Another Sam Bankman-Fried-owned firm files for bankruptcy
Emergent Fidelity has filed for Chapter 11 bankruptcy following the seizure of its over half a billion dollars worth of Robinhood shares by the US government. The company is co-owned by the disgraced former FTX CEO Sam Bankman-Fried (90%) and ex-CTO Gary Wang (10%).
Barely one month after the United States Department of Justice seized several of FTX assets, including over $500 million worth of Robinhood shares, Emergent Fidelity Technologies, a Sam Bankman-Fried-owned holding company, has filed for a Chapter 11 bankruptcy.
Per sources close to the matter, Emergent Fidelity, which held 55 million pieces of Robinhood shares and $20.7 million of cash, has found it seemingly impossible to continue normal operations amid serious scuffle by several parties including Bankman-Fried, the DoJ, and bankrupt lender, BlockFi over who takes charge of the assets.
Commenting on Emergent Fidelity’s bankruptcy filing, Angela Barkhouse, one of the liquidators, reiterated that the move is a step in the right direction. She stated:
“Given the many parties claiming to be creditors or outright owners of the debtor’s assets in proceedings in the US, the JPLs believe that Chapter 11 protection is the only practical way to empower the debtor to defend itself, the assets, and its creditors’ interests in the US.”Angela Barkhouse, US bankruptcy liquidator
Bankman-Fried, who has been accused of trying to stall FTX bankruptcy proceedings reportedly owns 90 percent of the company, while ex CTO, Gary Wang, who pleaded guilty to wire fraud and other criminal charges in the FTX case alongside Alameda Reserach‘s Caroline Ellison last Dec. owns 10 percent of Emergent Fidelity.

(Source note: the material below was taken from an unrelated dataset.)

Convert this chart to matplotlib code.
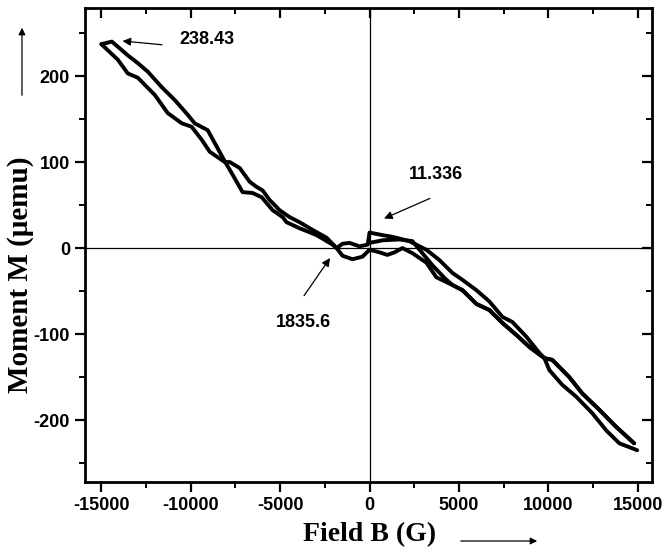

SBF himself has denied any wrongdoing in the FTX saga, with U.S. authorities now intensifying efforts to get important evidence from his allies and relatives to aid their investigation, as the world slowly countdown to Oct.2, 2023, a trial date of the former billionaire. If found guilty, Sam Bankman-Fried could spend up to 115 years in prison.